Michaels, 79, has taken heat over his lack of enthusiasm while calling games in recent years.

But some believe that’s not the reason he didn’t get the call for the playoffs. Instead, an offhand comment Michaels made in October about Taylor Swift may have landed him on the bench.

“What we’re gonna do tonight, everything in moderation,” Michaels told Sports Illustrated’s Jimmy Traina. “Our crew talked about it this morning. You can’t make a sideshow the show. The vast majority of the audience are tuning in to watch a football game. There are people, I don’t know how many, it could be a sizable number, but it’s certainly not a majority, that if you trained the camera on her all night long, they’d be satisfied with that. This is not what we’re doing to do.
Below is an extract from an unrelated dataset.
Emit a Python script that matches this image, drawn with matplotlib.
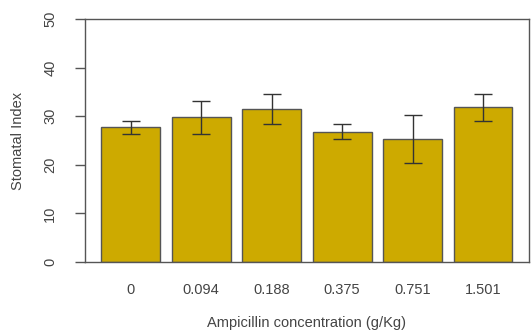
import numpy as np
import matplotlib
matplotlib.use("Agg")
import matplotlib.pyplot as plt

plt.rcParams['font.family'] = ['Liberation Sans', 'DejaVu Sans']

# data
conc_labels = ["0", "0.094", "0.188", "0.375", "0.751", "1.501"]
stomatal_index = [27.7, 29.8, 31.4, 26.8, 25.3, 31.8]
err = [1.4, 3.4, 3.1, 1.5, 5.0, 2.7]

fig = plt.figure(figsize=(5.31, 3.33), dpi=100)
ax = fig.add_axes([0.160, 0.213, 0.836, 0.730])

# R barplot style layout: width 1, space 0.2
x = 0.2 + np.arange(len(conc_labels)) * 1.2 + 0.5
ax.bar(x, stomatal_index, width=1.0, color="#CDAA00", edgecolor="#555555", linewidth=1.0)
ax.errorbar(x, stomatal_index, yerr=err, fmt="none", ecolor="#333333",
            elinewidth=1.0, capsize=6.5, capthick=1.0)

ax.set_xlim(-0.08, 7.48)
ax.set_ylim(0, 50)
ax.set_yticks([0, 10, 20, 30, 40, 50])
ax.set_xticks(x)
ax.set_xticklabels(conc_labels)

for s in ax.spines.values():
    s.set_color("#555555")
    s.set_linewidth(1.0)

ax.tick_params(axis="x", length=0, pad=15, labelsize=10.5, labelcolor="#444444")
ax.tick_params(axis="y", length=7, width=1.0, color="#555555", pad=13,
               labelsize=10.5, labelcolor="#444444", labelrotation=90)
for lab in ax.get_yticklabels():
    lab.set_va("center")

ax.set_xlabel("Ampicillin concentration (g/Kg)", fontsize=10.5, color="#444444", labelpad=14)
ax.set_ylabel("Stomatal Index", fontsize=10.5, color="#444444", labelpad=13)

fig.savefig("out.png", dpi=100)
“There might be an appropriate shot or a couple. I don’t know what the number is going to be. If Kelce scores six touchdowns, who the hell knows what we’re going to do. But for the most part, just in moderation. The game is still the important element here, by far. That’s our thought. After that, you sort of make it, one of my favorite words, farcical.”

Swift, of course, has permeated NFL culture ever since she began dating Kansas City Chiefs superstar Travis Kelce earlier this season.

Her presence has caused a split among fans, some of whom have welcomed it but many others whom believe she distracts from the actual game.

Clearly, Michaels was trying to strike that balance. But by referring to the pop superstar as a “sideshow,” he may have shot himself in the foot.